I've been chatting with a friend of mine of late and the subject of god and religion arises. He is far more a believer than I but not necessarily religious. Still there is definitely a level of faith in him that I've never achieved. I've gone through various phases of my spiritual life. My mother left the Catholic church as a young adult because she was tired of being told what movies she couldn't see, so my childhood was very much a patchwork of going to various churches while she sought a spiritual home. In a not unexpected (at least for me) twist of fate, she didn't find one until she was dying in a Catholic hospice and discovered maybe she hadn't left the church as far behind as she thought.
As a pre-teen I was obsessed with the Catholic church myself, maybe as a form of rebellion, maybe because I like rituals and high drama with my spirituality. My grandmother thought this a wonderful thing and began taking me to church each Sunday. I never received communion though so I wasn't fully participatory. I took it very seriously though and remember praying regularly, for the outcome of baseball games mostly. By the time I was a teenager I found the church left me cold. In fact Christianity left me cold. I started reading up on Wicca and paganism. Somehow I felt a religion that pre-dated the Judeo-Christian ones, would somehow be closer to a universal truth. I considered myself a Wiccan witch, kept my sabbaths and did my rituals. Funny thing about that though, when you start to meet people in that religion in large groups you can get a little freaked out by them. As an adult I've met a lot of people (or virtually met them at least), often knitters, who are lapsed pagans like me and they're always cool but I sure as hell didn't find them back then. I left the trappings of Wicca behind and settled in to what is basically a non-practicing pagan. That's what I declared myself to be for most of my adult life.

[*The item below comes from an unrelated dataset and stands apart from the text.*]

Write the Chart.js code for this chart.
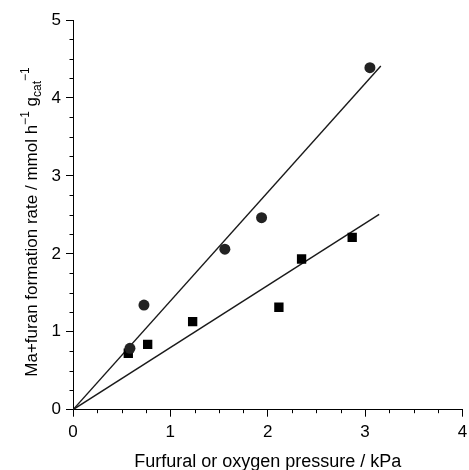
<!DOCTYPE html>
<html><head><meta charset="utf-8">
<script src="https://cdn.jsdelivr.net/npm/chart.js@4.4.0/dist/chart.umd.min.js"></script>
<style>html,body{margin:0;padding:0;background:#fff}canvas{display:block}</style>
</head><body>
<canvas id="c" width="469" height="470"></canvas>
<script>
// Data
const furfuralX = [0.585, 0.729, 1.56, 1.937, 3.05];
const furfuralY = [0.788, 1.343, 2.06, 2.463, 4.388];
const oxygenX = [0.568, 0.767, 1.229, 2.115, 2.348, 2.868];
const oxygenY = [0.724, 0.839, 1.129, 1.314, 1.934, 2.212];
const fitFurfuralX = [0, 3.162];
const fitFurfuralY = [0, 4.41];
const fitOxygenX = [0, 3.145];
const fitOxygenY = [0, 2.507];
const xTickRange = [0, 4];
const yTickRange = [0, 5];
const minorStep = 0.25;
const xTitle = 'Furfural or oxygen pressure / kPa';
const yTitleParts = [
  {t: 'Ma+furan formation rate / mmol h', s: 0},
  {t: '\u22121', s: 1},
  {t: ' g', s: 0},
  {t: 'cat', s: -1},
  {t: '\u22121', s: 1}
];

const pts = (xs, ys) => xs.map((x, i) => ({x, y: ys[i]}));
const FONT = 'Arial, "Liberation Sans", sans-serif';

const titlesAndMinor = {
  id: 'titlesAndMinor',
  afterDraw(chart) {
    const ctx = chart.ctx;
    const xs = chart.scales.x, ys = chart.scales.y;
    ctx.save();
    ctx.strokeStyle = '#000';
    ctx.lineWidth = 1;
    // minor ticks
    for (let v = xTickRange[0]; v <= xTickRange[1] + 1e-9; v += minorStep) {
      if (Math.abs(v - Math.round(v)) < 1e-9) continue;
      const p = Math.round(xs.getPixelForValue(v)) + 0.5;
      ctx.beginPath(); ctx.moveTo(p, xs.top); ctx.lineTo(p, xs.top + 3.5); ctx.stroke();
    }
    for (let v = yTickRange[0]; v <= yTickRange[1] + 1e-9; v += minorStep) {
      if (Math.abs(v - Math.round(v)) < 1e-9) continue;
      const p = Math.round(ys.getPixelForValue(v)) + 0.5;
      ctx.beginPath(); ctx.moveTo(ys.right, p); ctx.lineTo(ys.right - 3.5, p); ctx.stroke();
    }
    // x title
    ctx.fillStyle = '#000';
    ctx.font = '18px ' + FONT;
    ctx.textAlign = 'center';
    ctx.textBaseline = 'alphabetic';
    ctx.fillText(xTitle, (chart.chartArea.left + chart.chartArea.right) / 2, 466.5);
    // y title (rich text, rotated)
    const base = 17, small = 12;
    const fontFor = s => (s === 0 ? base : small) + 'px ' + FONT;
    let total = 0;
    yTitleParts.forEach(p => { ctx.font = fontFor(p.s); total += ctx.measureText(p.t).width; });
    ctx.translate(37, 222);
    ctx.rotate(-Math.PI / 2);
    ctx.textAlign = 'left';
    let x = -total / 2;
    yTitleParts.forEach(p => {
      ctx.font = fontFor(p.s);
      const dy = p.s === 1 ? -8 : (p.s === -1 ? 4 : 0);
      ctx.fillText(p.t, x, dy);
      x += ctx.measureText(p.t).width;
    });
    ctx.restore();
  }
};

new Chart(document.getElementById('c'), {
  type: 'scatter',
  data: {
    datasets: [
      {type: 'line', data: pts(fitFurfuralX, fitFurfuralY), borderColor: '#1a1a1a', borderWidth: 1.4, pointRadius: 0, fill: false, order: 3},
      {type: 'line', data: pts(fitOxygenX, fitOxygenY), borderColor: '#1a1a1a', borderWidth: 1.4, pointRadius: 0, fill: false, order: 3},
      {data: pts(furfuralX, furfuralY), pointStyle: 'circle', pointRadius: 5.5, backgroundColor: '#222', borderColor: '#222', borderWidth: 0, order: 1},
      {data: pts(oxygenX, oxygenY), pointStyle: 'rect', pointRadius: 6.6, backgroundColor: '#000', borderColor: '#000', borderWidth: 0, order: 2}
    ]
  },
  options: {
    responsive: false,
    animation: false,
    events: [],
    layout: {padding: {top: 20, right: 6.3, left: 0, bottom: 0}},
    plugins: {legend: {display: false}, tooltip: {enabled: false}},
    scales: {
      x: {
        type: 'linear', min: xTickRange[0], max: xTickRange[1],
        border: {display: true, color: '#000', width: 1},
        grid: {drawOnChartArea: false, drawTicks: true, tickLength: 7, color: '#000'},
        ticks: {stepSize: 1, color: '#000', padding: 5, font: {size: 17, family: FONT}, maxRotation: 0},
        afterFit(s) { s.height = 60.3; s.paddingLeft = 0; s.paddingRight = 0; }
      },
      y: {
        type: 'linear', min: yTickRange[0], max: yTickRange[1],
        border: {display: true, color: '#000', width: 1},
        grid: {drawOnChartArea: false, drawTicks: true, tickLength: 7, color: '#000'},
        ticks: {stepSize: 1, color: '#000', padding: 5, font: {size: 17, family: FONT}},
        afterFit(s) { s.width = 73; s.paddingTop = 0; s.paddingBottom = 0; }
      }
    }
  },
  plugins: [titlesAndMinor]
});
</script>
</body></html>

My views now could best be described as wide ranging I suppose. I believe in something, I just can't put a name, face or particular faith to it. I think religion is a crutch but that's not an insult. People need crutches to survive and there is nothing wrong with that. We all put the face we need on the spirit who helps us get through our lives. I had mother issues so I needed a Mother Goddess. Many need a paternal figure and we all need to believe in unconditional love and acceptance. Even if it seems many of today's most vocal Christians don't seem to espouse it.
I like the idea of deism, which at its most basic says that the world is fundamentally too amazing not to have been created by a sentient being but that being moved on to other things and plays no part in our lives today. I can get behind that but on occasion I still fall back on talking to my Goddess or casting a protection spell in my head just to make me feel better. I'm not above using crutches myself.
I have friends who are atheists and I'm supportive of that as well. In the end they too have faith, in science, in themselves and in the idea that this is all there is and that's ok. I think if you can believe and accept that it must be very freeing in its own way.
I suppose the people I actually feel bad for are what my Dad called himself, a hopeful agnostic. My Dad loved science and was raised in the Presbyterian church. He's the one who taught me to read the bible as literature and to question anything and everything but he really and truly wanted to believe in something bigger than himself and something more than this life. Like the deists he found it hard to believe the order and beauty of nature was a random occurance but couldn't quite make the leap to having faith in something. I think that's very sad.
I suppose in the end I think the most important thing is belief, whether in its something or just in life itself. Also we need to understand far better than one person's spiritual path doesn't look like another's. No one religion, faith or belief has the answer for everyone. In fact in my mind it should be a fairly private journey, only shared with those who you discover are on the same path. A certain amount of certainty in a natural scientific order of things or karma or heavenly reward makes getting out of bed everyday a little easier and anything that makes life a little easier is good for the soul.